Researchers saying science ministry has not taken into account their career progression

Hundreds of early career researchers in Serbia are demanding back pay amounting to millions of euros from the country’s science ministry, saying they are overdue work evaluations and salary adjustments.

The researchers say their contracts and the law mandate an evaluation and related salary adjustment every two years but that, despite repeated promises from the ministry, no evaluation has taken place since 2011, when the last big ministry grant cycle began.

This means researchers’ earnings have not reflected their results or career progression for almost a decade, the researchers say. About 90 per cent of Serbia’s roughly 12,000 researchers could have been affected.

The delays have “harmed all young scientists employed at universities and institutes over the last ten years”, according to a petition handed to the ministry in December 2019 that demanded a “halt to discriminatory and unlawful calculation of researchers’ earnings” and compensation for lost earnings. The petition was signed by about 250 researchers.

A law passed in July 2019 scrapped the evaluations and salary categories, so that all researchers with the same job title should in theory get the same salary. But the science ministry told researchers in December that salaries will stay the same in 2020.

“That was ‘the straw that broke the camel’s back’ and we started with our petition,” Sanja Milošević Govedarović, an assistant research professor at Vinča Institute of Nuclear Sciences in Belgrade, told Research Professional News.

Govedarović organised the petition with her colleague Katarina Batalović, also an assistant research professor at the institute. “We have started a very ambitious fight with the ministry,” Govedarović said.

The salary difference between categories is significant. For example, the difference between top and middle categories for a research assistant works out to at least €2,550 per year—about a third of a typical salary for that role, Govedarović said.

“You can imagine how people are furious about another year without their earned money,” she said. 

Govedarović said she is not sure why evaluations have not been happening, but suspects it was because some decision makers would lose their top spot and higher pay, so preferred the status quo.

“We were young scientists and our voice was not strong enough to change anything,” she said of why the situation has gone on so long. “Besides, we expected every other year that the evaluation will take place because of the promises that it will.”

Those behind the petition hope for salary adjustments before the end of February, when the first payments under the new system are expected to kick in.

Govedarović said the ministry told the petitioners on 16 January that “nothing happened” as a result of its submission, and on 21 January that no changes are imminent because the ministry fears a pay cut for researchers dropped from the top categories would cause “chaos”.

A ministry spokesperson denied that researchers’ contracts “specify the obligation to carry out recategorisation” of researchers.

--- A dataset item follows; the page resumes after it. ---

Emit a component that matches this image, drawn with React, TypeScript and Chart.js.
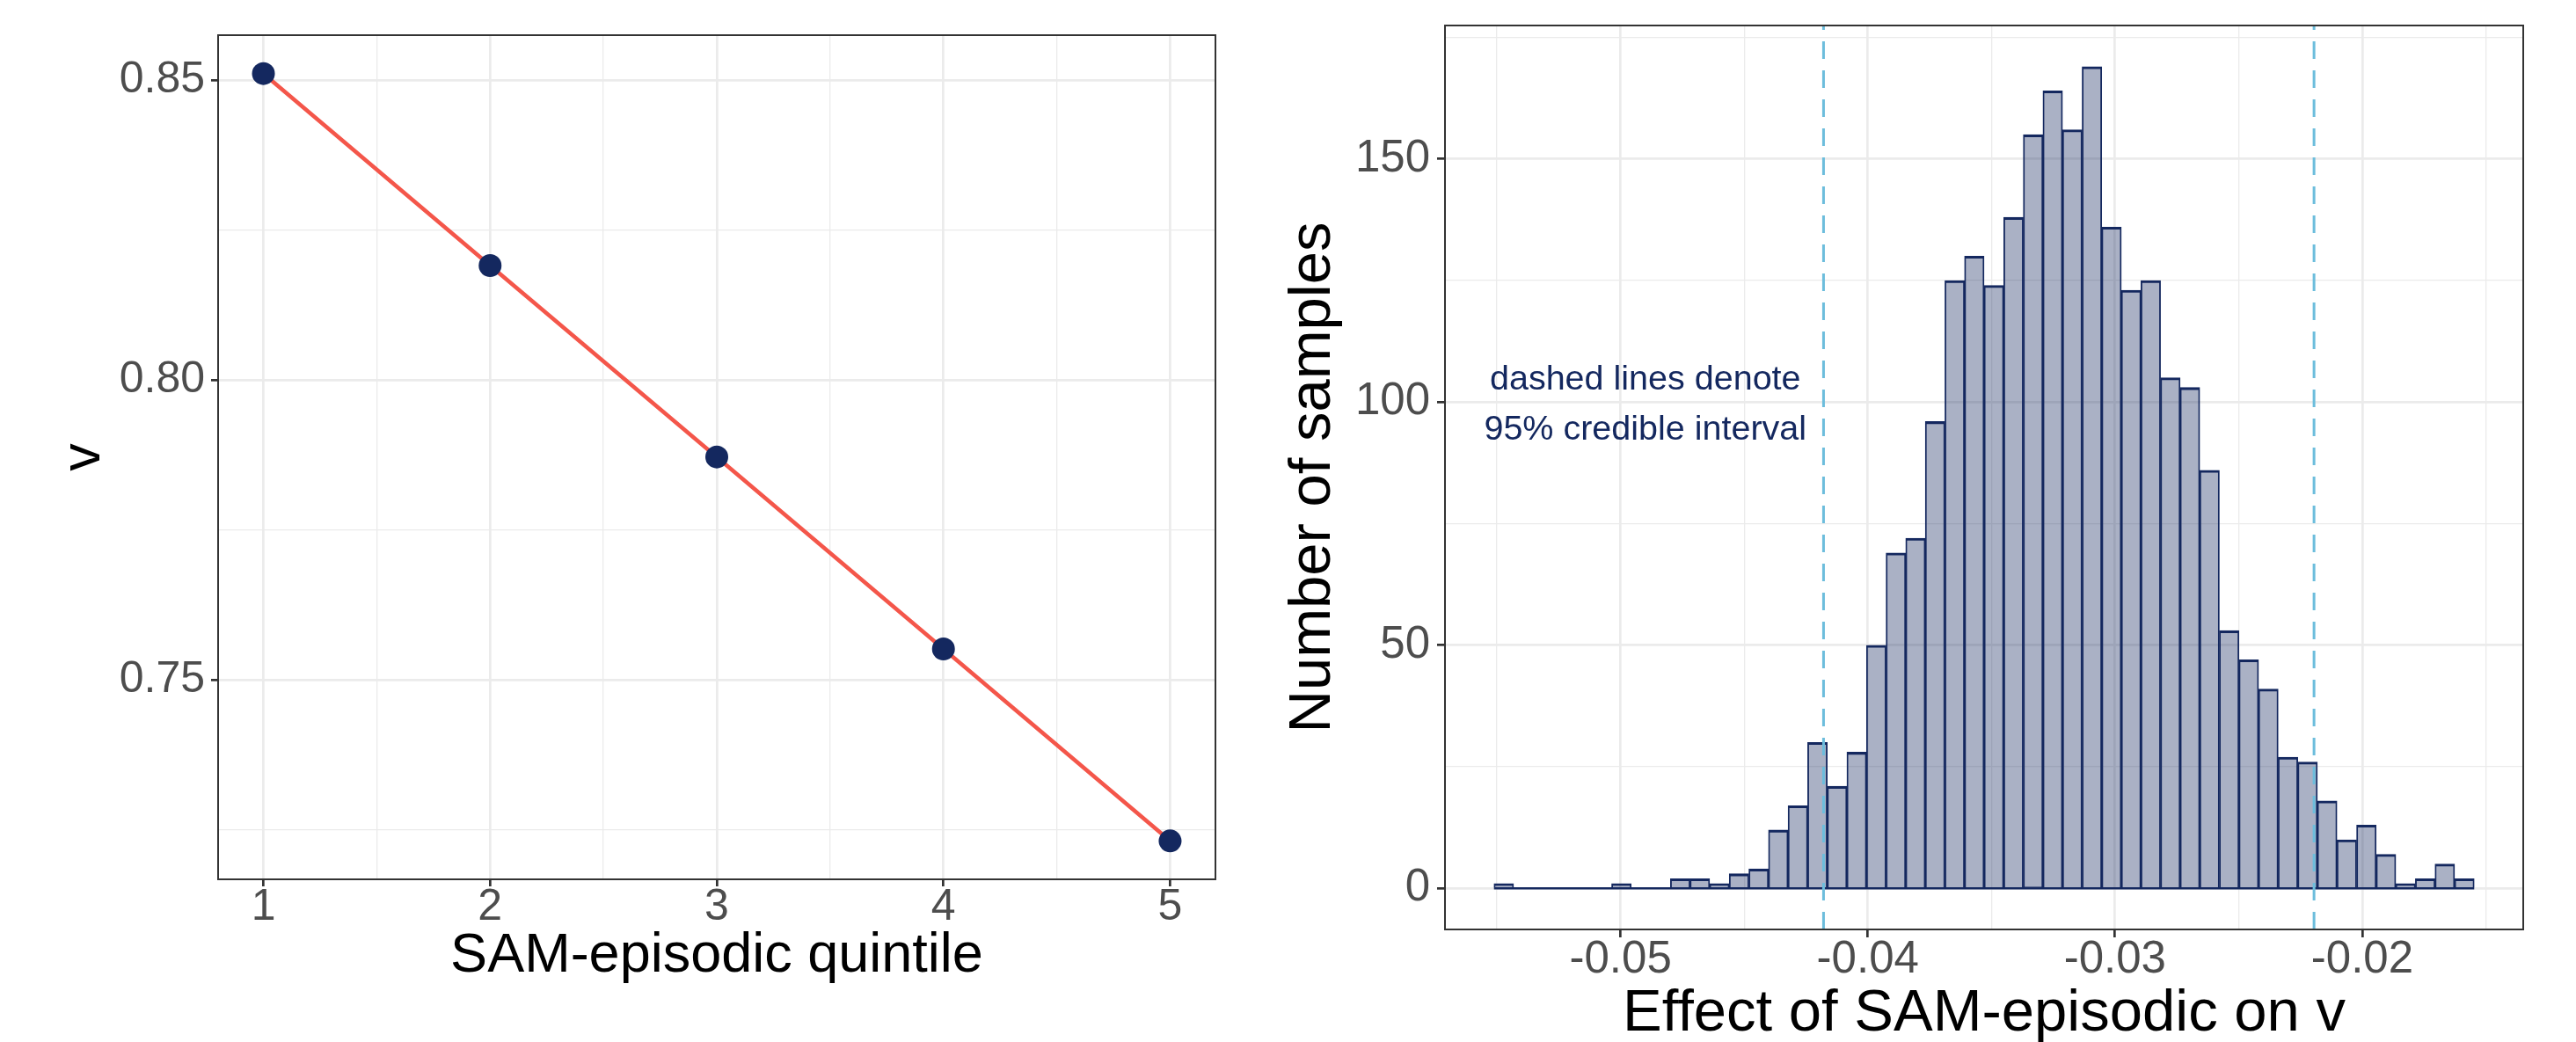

They said the ministry is “changing the funding system” in accordance with the new law and that an act to evaluate and re-categorise researchers ceased to apply at the end of 2019.

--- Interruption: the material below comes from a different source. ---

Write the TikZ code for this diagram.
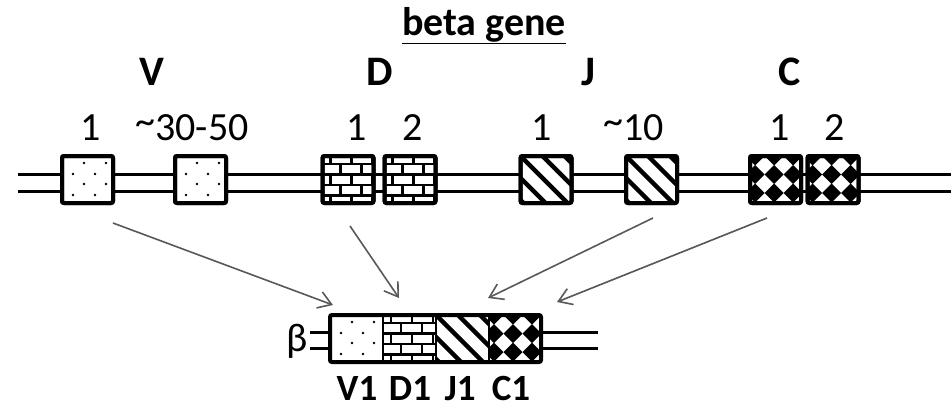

“Researchers often overlook the fact that the implementation of this act, which is otherwise out of force, would mean to many of them a salary reduction,” the spokesperson said. “According to the act, at least 45 per cent of the researchers were supposed to be in the two lowest categories, and the fact is that there are no more than 15 per cent in those two categories.”

They concluded: “The ministry will take actions to ensure that all researchers are in the same position and will contribute to the improvement [in] the system in the field of science, both in terms of salaries and by strengthening the position of all institutions.”

Govedarović said that the team behind the petition will continue to push, even though the ministry’s response and the relatively small number of signatories do not bode well for them. She said the next steps will include a demand for an urgent meeting with ministry officials and, failing that, a group lawsuit.